Благодаря выдающимся успехам на международных и всесоюзных чемпионатах молодого шахматиста еврейского происхождения Михаила Ботвинника, который лишь в конце сороковых станет чемпионом мира, огромную популярность обрели тогда и шахматы, причем пресса восторженно отмечала и успехи его коллег: Григория Левенфиша, Исаака Болеславского, Ильи Кана, Григория Бондаревского, а также эмигрировавшего из Чехословакии, спасаясь от близящегося аншлюса, Сало (Саломона) Флора, беглеца из Венгрии Андре Лилиенталя и других – всех, как на подбор, с теми же этническими пороками.
Незадолго до своей смерти Михаил Моисеевич Ботвинник, оставшийся, несмотря на преследования, которым позже неоднократно подвергался, верным советской власти, уверял меня, что Сталин особо покровительствовал ему из-за того, что тогдашний чемпион мира, – русский эмигрант Александр Алехин, слыл убежденным антисемитом. Даже если это и апокриф, то все же весьма знаменательный.
В сознание миллионов как бы непринужденно и ненавязчиво внедрялся образ Сталина – друга всех народов, обеспечившего каждому, независимо от национального происхождения, расцвет всех его способностей и получающего заслуженное воздаяние за результаты своего труда. Не то что вслух, но даже про себя ни один здравомыслящий человек не мог бы упрекнуть Сталина в антисемитизме. Его потайные мысли по-прежнему оставались действительно потайными. Время им выплеснуться наружу еще не настало. Впрочем, собственно национальные проблемы вряд ли тогда занимали его в первую очередь. Ликвидировать подчистую всю «ленинскую гвардию», всех подлинных и мнимых соперников, независимо от их «пятого пункта», нагнать страх на всю страну – такой была первоочередная задача.
Начавшийся сразу же после большевистского переворота террор против всех, кто был не согласен с новым режимом или даже только мог оказаться не согласным, не прекращался ни на один день, но Большим его стали называть лишь после того, как Сталин приступил почти к поголовному уничтожению старых большевиков, а попутно и еще нескольких миллионов людей, воооще далеких от всякой политики, – для всеобщего устрашения. Поскольку же главный удар пришелся все-таки по ленинцам и прочей ангажированной публике марксистской ориентации, то среди обреченных на заклание был заведомо большой процент евреев, составлявших значительную часть партийного, государственного, управленческого, пропагандистского и хозяйственного аппарата.

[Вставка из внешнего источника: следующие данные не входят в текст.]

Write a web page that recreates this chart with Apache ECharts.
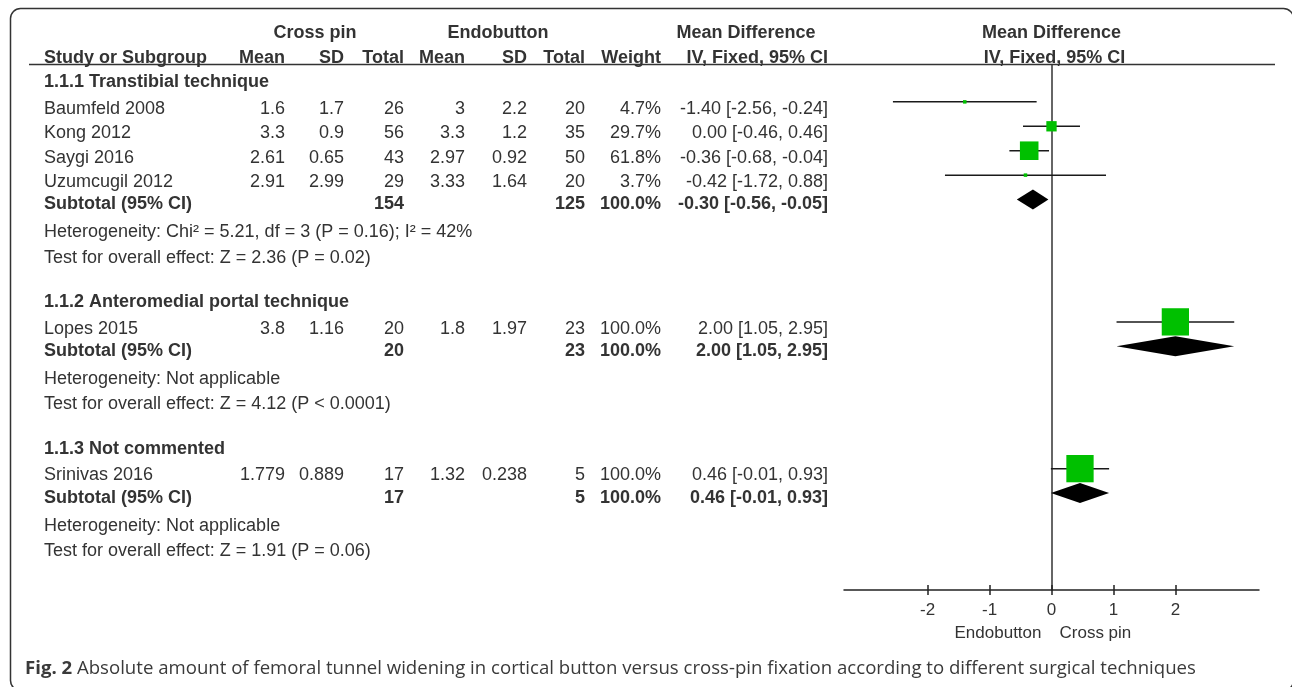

Евреи все еще занимали руководящие посты в правительстве в качестве наркомов и их заместителей. В состав Совета народных комиссаров в середине тридцатых годов входили Максим Литвинов (Валлах-Финкельштейн) – нарком иностранных дел, Генрих (Иегуда-Генах Гиршевич) Ягода – нарком внутренних дел, Лазарь Каганович – нарком путей сообщения, Аркадий Розенгольц – нарком внешней торговли, Израиль Вейцер – нарком внутренней торговли, Моисей Калманович – нарком совхозов, Моисей Рухимович – нарком оборонной промышленности, Исидор Любимов – нарком легкой промышленности, Александр Брускин – нарком среднего машиностроения, Григорий Каминский – нарком здравоохранения. Евреи – заместители наркомов и начальники главных управлений, входивших в наркоматы, – исчислялись многими десятками. Сталин хорошо знал, что «еврейскому засилью» продолжаться недолго, что в огне близящегося Большого Террора предстоит сгореть многим и многим высоким персонам и что на необычайно высокий процент евреев среди жертв неизбежно обратят внимание и дома, и за границей. Репутация антисемита, естественно, не устраивала великого поборника нерушимой дружбы народов. И он своевременно принял превентивные меры.
Середина тридцатых годов отличается необычайным ростом антиантисемитских судебных дел. И в материнском архиве, и в архиве моего патрона по адвокатуре Ильи Брауде, откуда я своевременно сделал обширные выписки, сохранялось много досье по делам тридцатых годов, связанных с этой темой. К ответственности по обвинению в антисемитизме привлекали даже таких людей, которые, возможно, и не отличались большой любовью к еврейству, но однако же не совершили ничего такого, что должно было влечь за собой непременно кару, предусмотренную Уголовным кодексом.